After a few seconds, our teacher looked up from his notes. Motioning to one of the other doctors in the class–our group seemed to be weighted heavily with health care professionals–he asked, “Is he dead?”
“No, Sensei.”
“Then move him out of the way.”
***
Contrast the above scene with the following–admittedly brutally insensitive–joke: A mother is carrying her 12 year-old son from a limousine to the door of a five-star hotel. “What a shame he can’t walk,” says the doorman.”
“With any luck, he’ll never have to,” the mother replies.
***
As with all parenting issues, moderation is the answer. Throwing a child in a lake is an abusive form of swimming lessons. But not allowing a child the opportunity to help out around the house is equally harmful.
Of course it is unlikely that your adolescent children WANT to help out around the house. Did I SAY that I thought your adolescent children wanted to help out around the house? Is there any sentence is these hundred articles I’ve written on parenting that would lead you to infer that I am a deranged alien with no knowledge of how children are raised on this planet? (This is a rhetorical question to which the correct answer is “no.”)
Adolescent children don’t want to take out the garbage, do the dishes, mow the lawn, vacuum the floors, bathe the dog, or–if they are lucky enough to live in a home with a pool–clean the pool. The tricky bit is to allow them to want to help out, to find the middle path. Because the “evil dojo method”–“sweep the floor or you don’t get any food” is as bad as the “we carry him everywhere so he doesn’t have to walk” School of Parenting. These kids are never allowed to do any chores. And why would they?

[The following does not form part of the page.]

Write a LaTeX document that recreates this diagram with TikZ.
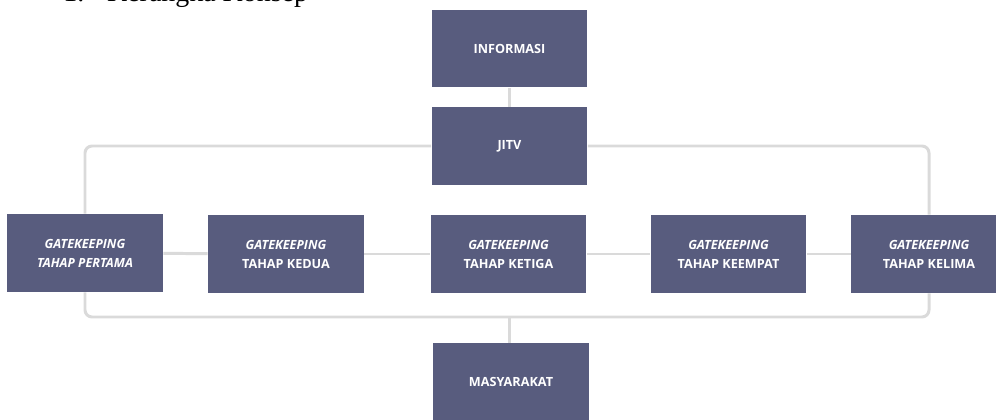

As always, preparing the soil has much to do with healthy plants. It is extraordinarily difficult for an adolescent to disengage from playing “Shoot, Shoot, Shoot, Blood, Blood, Blood, Kill, Kill, Kill” to come help prepare dinner. If there are no addictive screens in the home–and need I remind you that all screens are addictive?–then setting the table becomes a more palatable activity. It is hard for parents, indeed it is hard for any flesh and blood creature, to compete with those dopamine inducing video games. But we can eliminate the competition. There is only one way to beat a video game: unplug it.
The other way to allow children to participate in the gentle interactions that contribute to the running of a productive home is to take the time. Remember, the goal isn’t getting the brownies made. We’re working on hanging out with the kids, accomplishing a shared goal, maybe learning some math (if three teaspoons is one tablespoons, how many teaspoons is two tablespoons?) If the goal was just brownies, you could take $3.95 to the market and buy some.
Let me know what gentle persuasions work in your home. In the meantime, I’m going to see whether or not Dr. Coleman has regained consciousness.